>> begin EXTRACTED ENTRIES
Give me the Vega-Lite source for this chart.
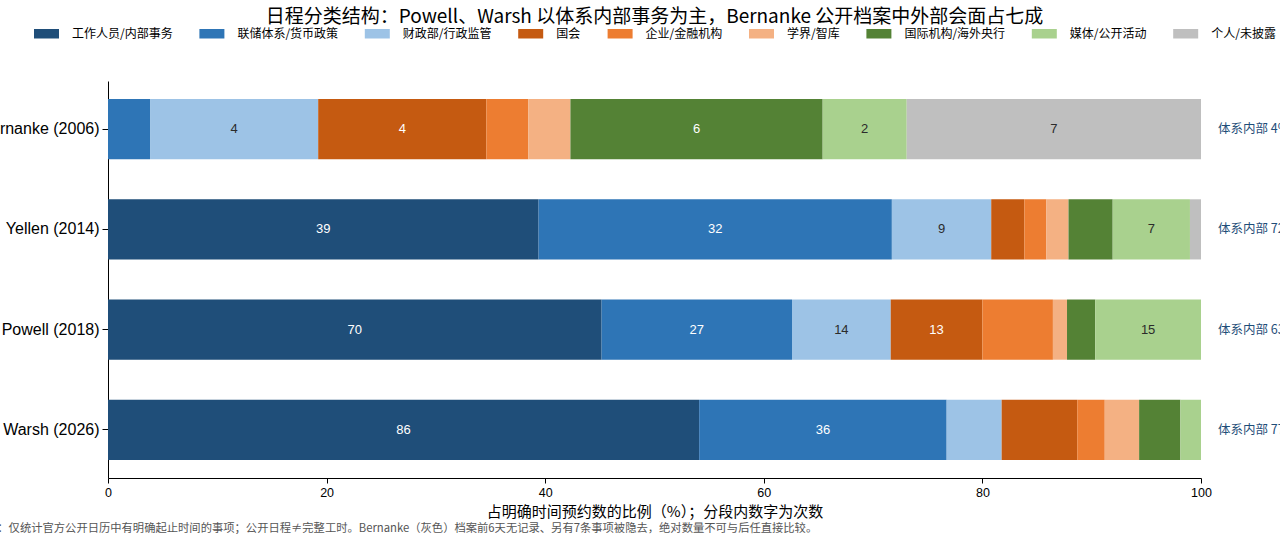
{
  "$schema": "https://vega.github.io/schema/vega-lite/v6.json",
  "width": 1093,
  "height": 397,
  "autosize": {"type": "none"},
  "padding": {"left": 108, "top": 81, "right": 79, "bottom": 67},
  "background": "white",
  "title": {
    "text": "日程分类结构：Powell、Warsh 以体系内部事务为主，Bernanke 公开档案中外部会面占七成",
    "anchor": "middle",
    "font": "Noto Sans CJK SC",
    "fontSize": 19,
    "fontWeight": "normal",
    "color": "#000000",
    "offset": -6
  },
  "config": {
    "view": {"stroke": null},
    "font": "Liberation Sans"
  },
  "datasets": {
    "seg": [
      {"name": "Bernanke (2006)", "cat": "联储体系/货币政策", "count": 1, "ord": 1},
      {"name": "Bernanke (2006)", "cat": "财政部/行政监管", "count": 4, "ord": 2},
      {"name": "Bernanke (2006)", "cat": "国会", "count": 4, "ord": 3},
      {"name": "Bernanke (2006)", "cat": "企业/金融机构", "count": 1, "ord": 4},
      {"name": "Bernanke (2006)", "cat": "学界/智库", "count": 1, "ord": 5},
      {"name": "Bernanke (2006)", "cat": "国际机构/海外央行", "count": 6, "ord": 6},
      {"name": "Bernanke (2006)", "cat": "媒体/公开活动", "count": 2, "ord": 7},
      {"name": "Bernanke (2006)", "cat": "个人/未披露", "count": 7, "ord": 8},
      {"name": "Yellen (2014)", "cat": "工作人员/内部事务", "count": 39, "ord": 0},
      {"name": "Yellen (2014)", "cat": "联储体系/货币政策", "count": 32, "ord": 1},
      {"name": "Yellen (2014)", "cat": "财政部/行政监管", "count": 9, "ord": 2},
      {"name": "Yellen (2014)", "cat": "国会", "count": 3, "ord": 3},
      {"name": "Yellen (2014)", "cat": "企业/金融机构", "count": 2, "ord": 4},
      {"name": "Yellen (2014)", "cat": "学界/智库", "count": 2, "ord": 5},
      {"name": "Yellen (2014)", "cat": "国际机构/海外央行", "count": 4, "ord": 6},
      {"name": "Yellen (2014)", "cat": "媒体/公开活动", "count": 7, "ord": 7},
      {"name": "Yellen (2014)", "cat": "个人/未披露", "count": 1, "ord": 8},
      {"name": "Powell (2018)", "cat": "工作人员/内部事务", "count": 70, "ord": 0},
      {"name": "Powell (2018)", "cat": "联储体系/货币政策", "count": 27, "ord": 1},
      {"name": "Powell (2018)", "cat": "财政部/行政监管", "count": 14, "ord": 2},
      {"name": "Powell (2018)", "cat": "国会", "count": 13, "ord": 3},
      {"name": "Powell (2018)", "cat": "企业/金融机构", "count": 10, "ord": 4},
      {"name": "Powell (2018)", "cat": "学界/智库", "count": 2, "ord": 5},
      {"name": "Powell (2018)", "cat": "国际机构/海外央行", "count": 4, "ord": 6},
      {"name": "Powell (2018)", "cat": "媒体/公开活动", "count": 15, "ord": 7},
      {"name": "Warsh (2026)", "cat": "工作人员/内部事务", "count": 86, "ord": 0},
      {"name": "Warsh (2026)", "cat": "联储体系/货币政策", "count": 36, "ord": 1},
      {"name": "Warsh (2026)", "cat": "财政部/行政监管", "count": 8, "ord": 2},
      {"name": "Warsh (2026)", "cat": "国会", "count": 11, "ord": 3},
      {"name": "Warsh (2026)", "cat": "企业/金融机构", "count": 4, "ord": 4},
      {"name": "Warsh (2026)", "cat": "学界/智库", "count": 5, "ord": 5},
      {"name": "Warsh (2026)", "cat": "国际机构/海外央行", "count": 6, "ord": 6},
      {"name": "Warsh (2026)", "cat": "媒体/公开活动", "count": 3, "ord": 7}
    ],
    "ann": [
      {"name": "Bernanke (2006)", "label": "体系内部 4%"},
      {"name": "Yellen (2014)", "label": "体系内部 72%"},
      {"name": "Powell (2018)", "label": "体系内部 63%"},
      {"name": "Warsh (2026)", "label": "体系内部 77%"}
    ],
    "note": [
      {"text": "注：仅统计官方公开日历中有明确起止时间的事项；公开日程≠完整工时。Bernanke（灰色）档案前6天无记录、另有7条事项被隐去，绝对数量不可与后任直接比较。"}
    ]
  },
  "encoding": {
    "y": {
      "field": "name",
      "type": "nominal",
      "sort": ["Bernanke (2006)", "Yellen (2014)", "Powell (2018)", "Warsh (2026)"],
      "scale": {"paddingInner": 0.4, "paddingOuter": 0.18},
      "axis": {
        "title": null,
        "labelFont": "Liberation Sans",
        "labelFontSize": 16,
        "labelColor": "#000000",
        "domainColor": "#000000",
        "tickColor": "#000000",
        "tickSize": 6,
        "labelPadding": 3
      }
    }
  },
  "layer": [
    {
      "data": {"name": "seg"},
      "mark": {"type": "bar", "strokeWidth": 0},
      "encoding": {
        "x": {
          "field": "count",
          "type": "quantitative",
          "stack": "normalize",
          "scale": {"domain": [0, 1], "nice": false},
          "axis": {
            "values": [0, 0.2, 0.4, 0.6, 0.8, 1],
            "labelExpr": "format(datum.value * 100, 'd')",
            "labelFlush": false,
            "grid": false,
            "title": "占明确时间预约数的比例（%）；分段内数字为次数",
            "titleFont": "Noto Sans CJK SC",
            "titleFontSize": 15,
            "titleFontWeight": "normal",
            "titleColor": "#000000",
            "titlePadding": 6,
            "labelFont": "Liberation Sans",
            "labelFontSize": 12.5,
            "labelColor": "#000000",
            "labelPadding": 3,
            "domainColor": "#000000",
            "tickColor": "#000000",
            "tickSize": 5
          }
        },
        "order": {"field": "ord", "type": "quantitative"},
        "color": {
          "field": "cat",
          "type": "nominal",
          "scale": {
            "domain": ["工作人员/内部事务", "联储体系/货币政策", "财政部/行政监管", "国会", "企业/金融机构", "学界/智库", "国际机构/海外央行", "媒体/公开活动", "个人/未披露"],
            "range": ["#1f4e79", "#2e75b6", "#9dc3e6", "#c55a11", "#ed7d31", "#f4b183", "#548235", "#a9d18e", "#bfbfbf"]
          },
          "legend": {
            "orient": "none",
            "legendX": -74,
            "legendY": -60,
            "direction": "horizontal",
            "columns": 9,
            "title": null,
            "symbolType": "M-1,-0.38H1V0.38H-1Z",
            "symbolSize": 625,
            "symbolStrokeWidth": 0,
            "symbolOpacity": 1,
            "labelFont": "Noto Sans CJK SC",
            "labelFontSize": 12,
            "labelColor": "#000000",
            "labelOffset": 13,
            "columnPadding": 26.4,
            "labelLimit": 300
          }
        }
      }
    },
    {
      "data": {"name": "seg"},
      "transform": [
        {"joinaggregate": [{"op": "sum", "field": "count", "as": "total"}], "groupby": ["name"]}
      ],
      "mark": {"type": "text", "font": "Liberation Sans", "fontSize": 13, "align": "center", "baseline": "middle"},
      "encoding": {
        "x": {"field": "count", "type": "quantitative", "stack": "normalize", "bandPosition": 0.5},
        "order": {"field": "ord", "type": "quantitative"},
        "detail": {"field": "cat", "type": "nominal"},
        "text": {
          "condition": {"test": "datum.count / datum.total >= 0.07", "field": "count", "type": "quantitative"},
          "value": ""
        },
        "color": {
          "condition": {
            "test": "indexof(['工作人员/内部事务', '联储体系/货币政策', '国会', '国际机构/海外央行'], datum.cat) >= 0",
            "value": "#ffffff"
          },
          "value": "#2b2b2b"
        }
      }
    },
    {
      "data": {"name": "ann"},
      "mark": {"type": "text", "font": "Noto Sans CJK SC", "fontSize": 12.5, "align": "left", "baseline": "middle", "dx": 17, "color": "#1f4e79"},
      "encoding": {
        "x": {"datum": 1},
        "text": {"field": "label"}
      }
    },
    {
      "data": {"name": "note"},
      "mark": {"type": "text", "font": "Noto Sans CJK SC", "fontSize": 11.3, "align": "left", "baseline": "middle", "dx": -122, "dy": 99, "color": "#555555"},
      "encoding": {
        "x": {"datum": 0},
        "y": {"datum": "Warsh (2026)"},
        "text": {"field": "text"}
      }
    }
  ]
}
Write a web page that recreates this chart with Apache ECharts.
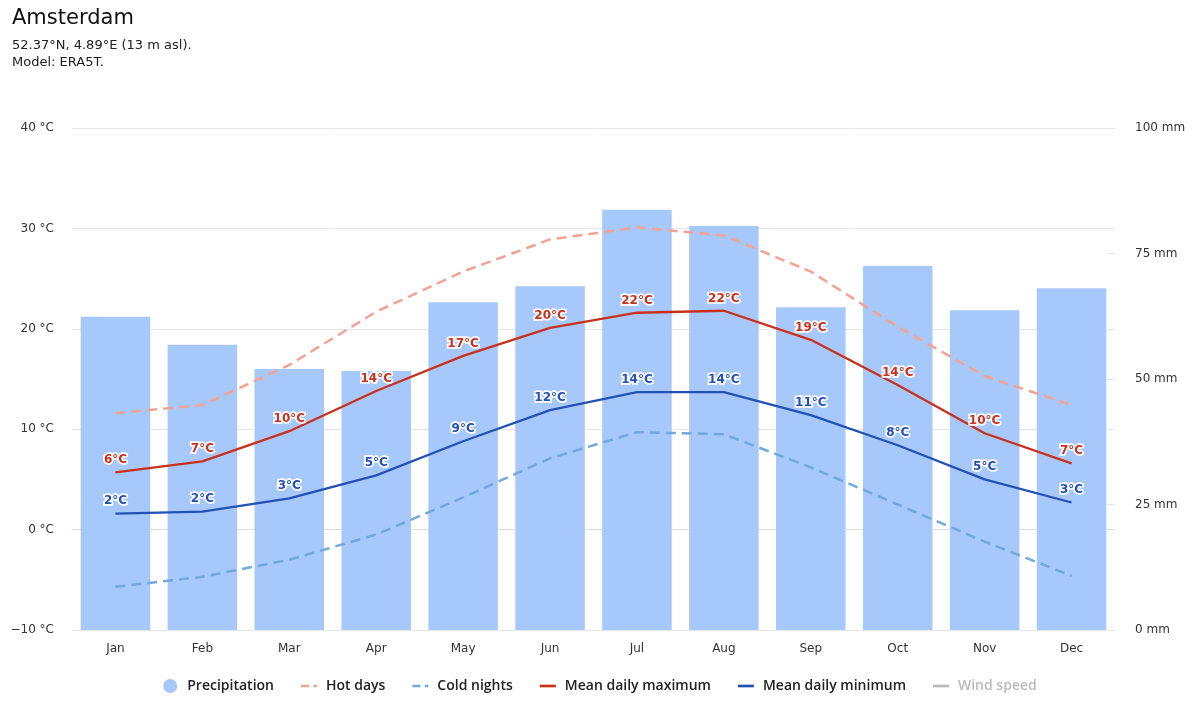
>> end EXTRACTED ENTRIES
REQUIRED WORK:
Extract every line containing the string "chart" from the material.

EXERCISE ANSWER:
Give me the Vega-Lite source for this chart.
Write a web page that recreates this chart with Apache ECharts.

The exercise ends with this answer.